Su reflexión nos devuelve a nuestro país. ¿No deberíamos nosotros también dejar de pretender que el Evo no es lo que somos? Ya me imagino la cara de disgusto de muchos de mis lectores de verse con esa cara en el espejo. Pero ¿no es más absurdo creer que los vecinos de Calacoto o del Urubó representan mejor lo que somos?
Lozada no está proponiendo una identidad, sino una representación. No todos los estadounidenses son misóginos, corruptos y mentirosos, pero su perfil representa mejor a los ciudadanos de su país que el ideal en que creen los demócratas. Si bien el Evo no nos representa en un sentido sicológico, en él se han puesto de manifiesto aspectos de la bolivianidad que rechazamos, pero que son parte de ese complejo tejido de virtudes y defectos de nuestra naturaleza.
Trump, cuya misión, en una lectura optimista, es ser la destrucción creativa que dará paso a una nueva nación, ha pisoteado aquellos valores democráticos bajo el aplauso de sus seguidores, quienes todavía no saben el precio que van a pagar por haber creído en sus promesas; como el probable aumento en la inflación y la reducción en programas sociales, que lastimarán sobre todo a esos trabajadores.
El MAS, que debió también ser la destrucción creativa que necesita un país que arrastra exclusiones seculares, se quedó en la destrucción y ahora esperamos que aparezca quien construya. Si Manfred será el puente que abra el paso a esa nueva Bolivia, está por verse. De los demás, mientras no pasen de maldecir el presente y prometer el pasado, no esperemos gran cosa.
Volviendo al punto de partida, buscamos explicaciones para comprender, y comprender para aceptar; es decir, para reconciliarnos con un hecho que rompe el cuadro del mundo que queremos preservar. En última instancia, aceptar el mundo es estar en paz con él.

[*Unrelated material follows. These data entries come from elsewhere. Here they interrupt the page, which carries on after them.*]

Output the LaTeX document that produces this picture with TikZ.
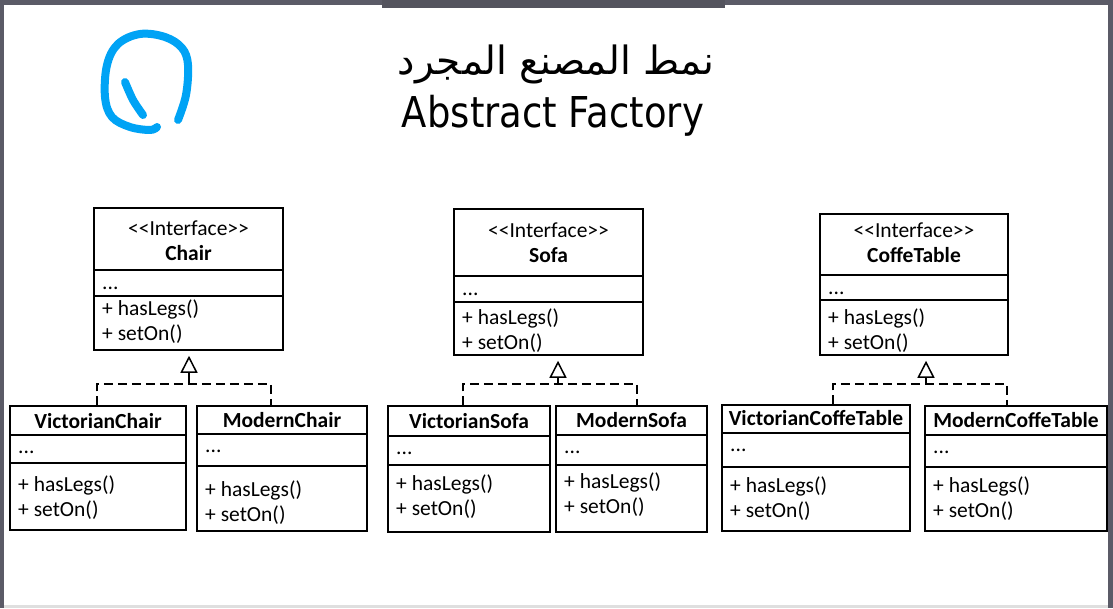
\documentclass[tikz,border=0pt]{standalone}
\usepackage{fontspec}
\setmainfont{Carlito}
\newfontfamily\umlfont{Carlito}
\newfontfamily\titlefont{DejaVu Sans}[FakeStretch=0.87]
\newfontfamily\arabicfont[Script=Arabic]{DejaVu Sans}
\TeXXeTstate=1
\usetikzlibrary{arrows.meta,fit}
\definecolor{FrameGray}{HTML}{5B5B67}
\definecolor{BarGray}{HTML}{54545E}
\definecolor{PenBlue}{HTML}{00A3F5}
\tikzset{classbox/.style={draw,line width=1.5pt,inner sep=0pt},divider/.style={line width=2pt},
  member/.style={anchor=base west,inner sep=0pt,font=\umlfont\fontsize{21.5}{25}\selectfont},
  classname/.style={anchor=base,inner sep=0pt,font=\umlfont\bfseries\fontsize{21.5}{25}\selectfont},
  stereo/.style={anchor=base,inner sep=0pt,font=\umlfont\fontsize{21.5}{25}\selectfont},
  realize/.style={dash pattern=on 9pt off 5pt,line width=2pt},
  inherit/.style={line width=2pt,-{Triangle[open,length=17pt,width=17pt,line width=1.5pt]},shorten >=5pt},
  pen/.style={PenBlue,line width=8pt,line cap=round,line join=round}}

\begin{document}
\begin{tikzpicture}[x=1pt,y=-1pt]
\useasboundingbox (0,0) rectangle (1113,608);
\fill[FrameGray] (0,0) rectangle (1113,608);
\fill[white] (4,5) rectangle (1108,605);
\fill[gray!25] (4,605) rectangle (1108,608);
\fill[BarGray] (382,0) rectangle (725,8);
\draw[pen] plot[smooth,tension=0.6] coordinates {(178,120) (186,95) (188,65) (182,48) (165,37) (140,34) (118,44) (107,65) (105,97) (112,117) (130,127) (150,130) (157,127)};
\draw[pen] plot[smooth] coordinates {(125,82) (133,100) (143,115)};
\node[font=\arabicfont\fontsize{39}{46}\selectfont,anchor=base,inner sep=0pt] (titlear) at (556,74) {\beginR نمط المصنع المجرد\endR};
\node[font=\titlefont\fontsize{42.5}{50}\selectfont,anchor=base,inner sep=0pt] (titleen) at (553,127) {Abstract Factory};
\foreach \nm/\lbl/\l/\t/\r/\b/\da/\db/\ys/\ym in {chair/Chair/94/208/283/350/270/296/235/315,sofa/Sofa/454/209/643/355/276/302/237/324,table/CoffeTable/820/214/1008/355/275/300/237/324}{
  \node[classbox,fit={(\l,\t) (\r,\b)}] (\nm) {};
  \draw[divider] (\nm.west |- 0,\da) -- (\nm.east |- 0,\da);
  \draw[divider] (\nm.west |- 0,\db) -- (\nm.east |- 0,\db);
  \node[stereo] (\nm-st) at (\l/2+\r/2,\ys) {<\kern0pt<Interface>\kern0pt>};
  \node[classname] (\nm-name) at (\l/2+\r/2,\ys+25) {\lbl};
  \node[member] (\nm-attr) at (\l+8,\da+19) {...};
  \node[member] (\nm-legs) at (\l+8,\ym) {+ hasLegs()};
  \node[member] (\nm-on) at (\l+8,\ym+25) {+ setOn()};
}
\foreach \nm/\lbl/\l/\t/\r/\b/\da/\db/\ys/\ym in {vchair/VictorianChair/10/406/186/530/435/463/428/491,mchair/ModernChair/197/406/367/531/434/466/427/496,vsofa/VictorianSofa/388/406/550/532/436/465/428/490,msofa/ModernSofa/556/406/707/532/435/465/427/488,vtable/VictorianCoffeTable/722/405/910/531/433/467/425/492,mtable/ModernCoffeTable/925/406/1107/531/435/467/427/492}{
  \node[classbox,fit={(\l,\t) (\r,\b)}] (\nm) {};
  \draw[divider] (\nm.west |- 0,\da) -- (\nm.east |- 0,\da);
  \draw[divider] (\nm.west |- 0,\db) -- (\nm.east |- 0,\db);
  \node[classname] (\nm-name) at (\l/2+\r/2,\ys) {\lbl};
  \node[member] (\nm-attr) at (\l+8,\da+18) {...};
  \node[member] (\nm-legs) at (\l+8,\ym) {+ hasLegs()};
  \node[member] (\nm-on) at (\l+8,\ym+25) {+ setOn()};
}
\foreach \p/\v/\m/\jx/\xa/\xb in {chair/vchair/mchair/189/97/271,sofa/vsofa/msofa/558/463/637,table/vtable/mtable/926/833/1007}{
  \coordinate (\p-join) at (\jx,384);
  \draw[realize] (\v.north -| \xa,0) |- (\p-join) -| (\m.north -| \xb,0);
  \draw[inherit] (\p-join) -- (\p.south -| \p-join);
}
\end{tikzpicture}
\end{document}
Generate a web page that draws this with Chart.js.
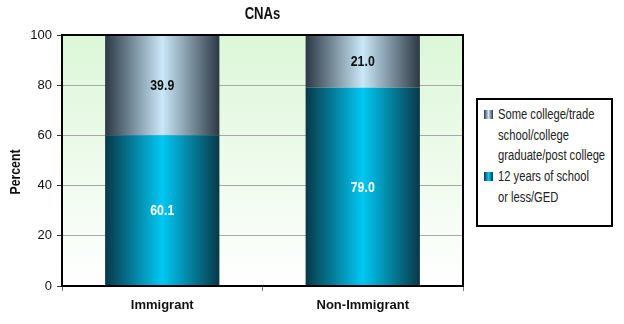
<!DOCTYPE html>
<html><head><meta charset="utf-8">
<script src="https://cdn.jsdelivr.net/npm/chart.js@4/dist/chart.umd.min.js"></script>
<style>
html,body{margin:0;padding:0;background:#fff;}
#wrap{position:relative;width:624px;height:324px;}
#legend{position:absolute;left:476px;top:98px;width:133px;height:121px;border:2px solid #000;background:#fff;
 font-family:'Liberation Sans',Arial,sans-serif;font-size:14px;line-height:20.7px;color:#222;}
.item{position:relative;padding-left:20px;white-space:nowrap;}
.txt{display:inline-block;transform:scaleX(0.8);transform-origin:0 0;}
.sw{position:absolute;left:6px;top:6px;width:9px;height:9px;}
</style></head>
<body><div id="wrap"><canvas id="c" width="624" height="324"></canvas>
<div id="legend"></div></div>
<script>
const categories = ['Immigrant', 'Non-Immigrant'];
const seriesNames = ['12 years of school or less/GED', 'Some college/trade school/college graduate/post college'];
const legendLines = [['Some college/trade', 'school/college', 'graduate/post college'], ['12 years of school', 'or less/GED']];
const lessOrGED = [60.1, 79.0];
const someCollege = [39.9, 21.0];
const yTicks = [0, 20, 40, 60, 80, 100];
const chartTitle = 'CNAs';
const yTitle = 'Percent';

const FONT = "'Liberation Sans',Arial,sans-serif";
const BAR_FRAC = 0.57;

function barGradient(chart, idx, dark, light){
  const xs = chart.scales.x;
  if(!xs || !chart.chartArea) return light;
  const cx = xs.getPixelForValue(idx);
  const w = (xs.width / categories.length) * BAR_FRAC;
  const g = chart.ctx.createLinearGradient(cx - w/2, 0, cx + w/2, 0);
  g.addColorStop(0, dark);
  g.addColorStop(0.5, light);
  g.addColorStop(1, dark);
  return g;
}

function condensedText(ctx, text, x, y, font, color, sx, rotate){
  ctx.save();
  ctx.translate(x, y);
  if(rotate) ctx.rotate(rotate);
  ctx.scale(sx, 1);
  ctx.font = font; ctx.fillStyle = color;
  ctx.textAlign='center'; ctx.textBaseline='middle';
  ctx.fillText(text, 0, 0);
  ctx.restore();
}

const bgPlugin = {
  id:'bg',
  beforeDraw(chart){
    const {ctx, chartArea:a} = chart;
    const g = ctx.createLinearGradient(0, a.top, 0, a.bottom);
    g.addColorStop(0, '#dcf7d8');
    g.addColorStop(1, '#ffffff');
    ctx.save(); ctx.fillStyle = g; ctx.fillRect(a.left, a.top, a.right-a.left, a.bottom-a.top); ctx.restore();
  },
  afterDraw(chart){
    const {ctx, chartArea:a} = chart;
    ctx.save(); ctx.strokeStyle='#000'; ctx.lineWidth=2;
    ctx.strokeRect(a.left, a.top, a.right-a.left, a.bottom-a.top); ctx.restore();
    condensedText(ctx, chartTitle, (a.left+a.right)/2, 15, 'bold 16px '+FONT, '#111', 0.82, 0);
    condensedText(ctx, yTitle, 16, 172, 'bold 15px '+FONT, '#111', 0.82, -Math.PI/2);
  }
};

const labelPlugin = {
  id:'vals',
  afterDatasetsDraw(chart){
    const ctx = chart.ctx;
    chart.data.datasets.forEach((ds, di)=>{
      chart.getDatasetMeta(di).data.forEach((el, i)=>{
        const p = el.getProps(['x','y','base'], true);
        condensedText(ctx, ds.data[i].toFixed(1), p.x, (p.y + p.base)/2 + 1, 'bold 15px '+FONT,
          di === 0 ? '#ffffff' : '#111111', 0.82, 0);
      });
    });
  }
};

const chart = new Chart(document.getElementById('c'), {
  type:'bar',
  data:{
    labels: categories,
    datasets:[
      {label: seriesNames[0], data: lessOrGED,
       backgroundColor: c => barGradient(c.chart, c.dataIndex, '#083848', '#00c8f4')},
      {label: seriesNames[1], data: someCollege,
       backgroundColor: c => barGradient(c.chart, c.dataIndex, '#2c3844', '#cae8f8')}
    ]
  },
  options:{
    responsive:false, animation:false,
    categoryPercentage: 1, barPercentage: BAR_FRAC,
    layout:{padding:{left:0, right:161, top:35, bottom:0}},
    plugins:{ legend:{display:false}, tooltip:{enabled:false}, title:{display:false} },
    scales:{
      x:{stacked:true,
         grid:{display:true, offset:true, drawOnChartArea:false, drawTicks:true, tickLength:5, color:'#777'},
         border:{display:false},
         ticks:{color:'#111', font:{family:FONT, size:13, weight:'bold'}, padding:7},
         afterFit(s){ s.height = 38; }
      },
      y:{stacked:true, min:0, max:100,
         afterBuildTicks(s){ s.ticks = yTicks.map(v=>({value:v})); },
         grid:{color:'#a8a8a8', lineWidth:1, drawTicks:true, tickLength:5, tickColor:'#333'},
         border:{display:false},
         ticks:{color:'#111', font:{family:FONT, size:13}, padding:5},
         afterFit(s){ s.width = 62; }
      }
    }
  },
  plugins:[bgPlugin, labelPlugin]
});

const leg = document.getElementById('legend');
const swatches = [
  'linear-gradient(to right,#2c3844 0%,#cae8f8 50%,#2c3844 100%)',
  'linear-gradient(to right,#083848 0%,#00c8f4 50%,#083848 100%)'
];
leg.style.paddingTop = '4px';
legendLines.forEach((lines, i)=>{
  const d = document.createElement('div'); d.className='item';
  d.innerHTML = '<span class="sw" style="background:'+swatches[i]+'"></span>' +
    lines.map(l=>'<span class="txt">'+l+'</span>').join('<br>');
  leg.appendChild(d);
});
</script></body></html>
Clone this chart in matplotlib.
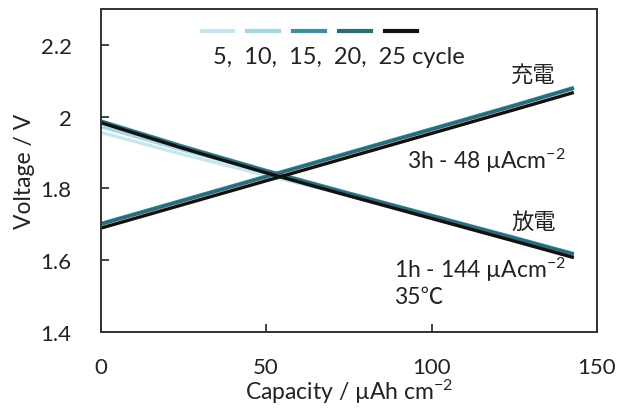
import matplotlib
matplotlib.use("Agg")
import matplotlib.pyplot as plt
from matplotlib.lines import Line2D

plt.rcParams['font.family'] = ['Lato', 'Noto Sans CJK JP', 'DejaVu Sans']
plt.rcParams['mathtext.fontset'] = 'custom'
plt.rcParams['mathtext.rm'] = 'Lato'
plt.rcParams['mathtext.it'] = 'Lato'
plt.rcParams['mathtext.default'] = 'regular'

# ---- data ----
capacity = [0, 25, 50, 75, 100, 125, 143]
cycles = ["5", "10", "15", "20", "25"]
colors = ["#c6e7ef", "#a6d6e2", "#3d8e9f", "#2d6b78", "#111111"]

charge = {
    "5":  [1.698, 1.764, 1.830, 1.896, 1.962, 2.028, 2.077],
    "10": [1.700, 1.766, 1.832, 1.898, 1.964, 2.030, 2.079],
    "15": [1.702, 1.768, 1.834, 1.900, 1.966, 2.032, 2.081],
    "20": [1.700, 1.766, 1.832, 1.898, 1.964, 2.030, 2.079],
    "25": [1.689, 1.755, 1.821, 1.887, 1.953, 2.019, 2.067],
}
discharge = {
    "5":  [1.956, 1.894, 1.836, 1.780, 1.722, 1.662, 1.616],
    "10": [1.972, 1.906, 1.845, 1.785, 1.724, 1.663, 1.617],
    "15": [1.988, 1.917, 1.850, 1.787, 1.725, 1.663, 1.618],
    "20": [1.986, 1.915, 1.848, 1.785, 1.723, 1.661, 1.616],
    "25": [1.983, 1.911, 1.843, 1.779, 1.716, 1.653, 1.607],
}
xticks = [0, 50, 100, 150]
yticks = [1.4, 1.6, 1.8, 2.0, 2.2]
yticklabels = ["1.4", "1.6", "1.8", "2", "2.2"]

fig = plt.figure(figsize=(6.18, 4.10), dpi=100)
ax = fig.add_axes([0.163, 0.188, 0.803, 0.788])

for c, col in zip(cycles, colors):
    ax.plot(capacity, charge[c], color=col, lw=2.4, solid_capstyle='butt')
    ax.plot(capacity, discharge[c], color=col, lw=2.4, solid_capstyle='butt')

ax.set_xlim(0, 150)
ax.set_ylim(1.4, 2.3)
ax.set_xticks(xticks)
ax.set_yticks(yticks)
ax.set_yticklabels(yticklabels)
ax.tick_params(direction='in', length=6, width=1.2, labelsize=16, colors='#222222')
ax.tick_params(axis='y', pad=21)
ax.tick_params(axis='x', pad=18)
for s in ax.spines.values():
    s.set_linewidth(1.4)
    s.set_color('#333333')

ax.set_xlabel(r"Capacity / µAh cm$^{-2}$", fontsize=16.5, color='#222222', labelpad=0)
ax.set_ylabel("Voltage / V", fontsize=16.5, color='#222222', labelpad=4)

# legend
handles = [Line2D([0], [0], color=col, lw=3) for col in colors]
ax.legend(handles, [""] * 5, ncol=5, loc='center', bbox_to_anchor=(0.42, 0.93),
          frameon=False, handlelength=2.3, handletextpad=0.0, columnspacing=1.0,
          fontsize=10)
ax.text(0.226, 0.853, "5,  10,  15,  20,  25 cycle", transform=ax.transAxes,
        fontsize=17, va='center', ha='left', color='#222222')

ax.text(130.5, 2.117, "充電", fontsize=16, ha='center', va='center', color='#222222')
ax.text(92.5, 1.88, r"3h - 48 µAcm$^{-2}$", fontsize=16.5, ha='left', va='center', color='#222222')
ax.text(131.0, 1.708, "放電", fontsize=16, ha='center', va='center', color='#222222')
ax.text(88.5, 1.575, r"1h - 144 µAcm$^{-2}$", fontsize=16.5, ha='left', va='center', color='#222222')
ax.text(88.5, 1.50, "35℃", fontsize=16.5, ha='left', va='center', color='#222222')

fig.savefig("out.png", dpi=100)
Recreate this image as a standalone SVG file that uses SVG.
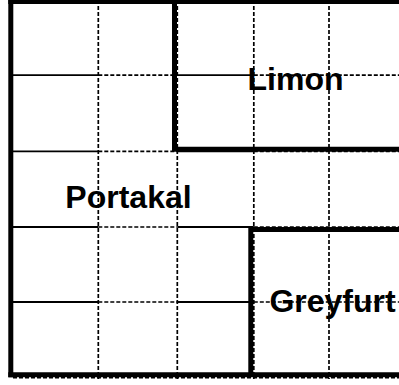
<svg xmlns="http://www.w3.org/2000/svg" width="399" height="385" viewBox="0 0 399 385">
  <style>
    .solid { stroke: #000; stroke-width: 1.8; fill: none; }
    .dash { stroke: #000; stroke-width: 1.7; fill: none; stroke-dasharray: 4 2; }
    .thick { stroke: #000; stroke-width: 5; fill: none; stroke-linecap: butt; }
    .lbl { font-family: "Liberation Sans", Arial, sans-serif; font-weight: bold; font-size: 32px; fill: #000; text-anchor: middle; }
  </style>
  <rect x="0" y="0" width="399" height="385" fill="#fff"/>
  <g id="grid">
    <!-- vertical dashed lines -->
    <line class="dash" x1="98.3" y1="0" x2="98.3" y2="379"/>
    <line class="dash" x1="177.3" y1="0" x2="177.3" y2="379"/>
    <line class="dash" x1="253.8" y1="0" x2="253.8" y2="379"/>
    <line class="dash" x1="329" y1="0" x2="329" y2="379"/>
    <!-- horizontal lines: solid in columns 1 and 3, dashed elsewhere -->
    <g id="row1">
      <line class="solid" x1="13" y1="75.2" x2="98.3" y2="75.2"/>
      <line class="dash" x1="98.3" y1="75.2" x2="177.3" y2="75.2"/>
      <line class="solid" x1="177.3" y1="75.2" x2="253.8" y2="75.2"/>
      <line class="dash" x1="253.8" y1="75.2" x2="399" y2="75.2"/>
    </g>
    <g id="row2">
      <line class="solid" x1="13" y1="151.3" x2="98.3" y2="151.3"/>
      <line class="dash" x1="98.3" y1="151.3" x2="177.3" y2="151.3"/>
      <line class="solid" x1="177.3" y1="151.3" x2="253.8" y2="151.3"/>
      <line class="dash" x1="253.8" y1="151.3" x2="399" y2="151.3"/>
    </g>
    <g id="row3">
      <line class="solid" x1="13" y1="227" x2="98.3" y2="227"/>
      <line class="dash" x1="98.3" y1="227" x2="177.3" y2="227"/>
      <line class="solid" x1="177.3" y1="227" x2="253.8" y2="227"/>
      <line class="dash" x1="253.8" y1="227" x2="399" y2="227"/>
    </g>
    <g id="row4">
      <line class="solid" x1="13" y1="302" x2="98.3" y2="302"/>
      <line class="dash" x1="98.3" y1="302" x2="177.3" y2="302"/>
      <line class="solid" x1="177.3" y1="302" x2="253.8" y2="302"/>
      <line class="dash" x1="253.8" y1="302" x2="399" y2="302"/>
    </g>
    <line class="dash" x1="13" y1="377.6" x2="399" y2="377.6"/>
  </g>
  <g id="frame">
    <line class="thick" x1="8.3" y1="1.5" x2="399" y2="1.5"/>
    <line class="thick" x1="10.8" y1="-1" x2="10.8" y2="377.2"/>
    <line class="thick" x1="8.3" y1="374.7" x2="399" y2="374.7"/>
  </g>
  <g id="limon">
    <polyline class="thick" points="174.5,0 174.5,149.2 399,149.2"/>
    <text class="lbl" x="295.5" y="90">Limon</text>
  </g>
  <g id="portakal">
    <text class="lbl" x="128.5" y="208.3">Portakal</text>
  </g>
  <g id="greyfurt">
    <polyline class="thick" points="250.8,377 250.8,229.5 399,229.5"/>
    <text class="lbl" x="332.5" y="312">Greyfurt</text>
  </g>
</svg>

Sin embargo, la aceptación causa pasividad. Por eso son tan importantes las personas que tozudamente intentan lo inalcanzable; no porque vayan a lograrlo, sino porque una sociedad sana debe tener un cierto número de Amparos, quienes, mientras los demás aceptan y esperan, intentan ponerle el cascabel al gato de lo imposible.
De gatos hablaré más la próxima semana.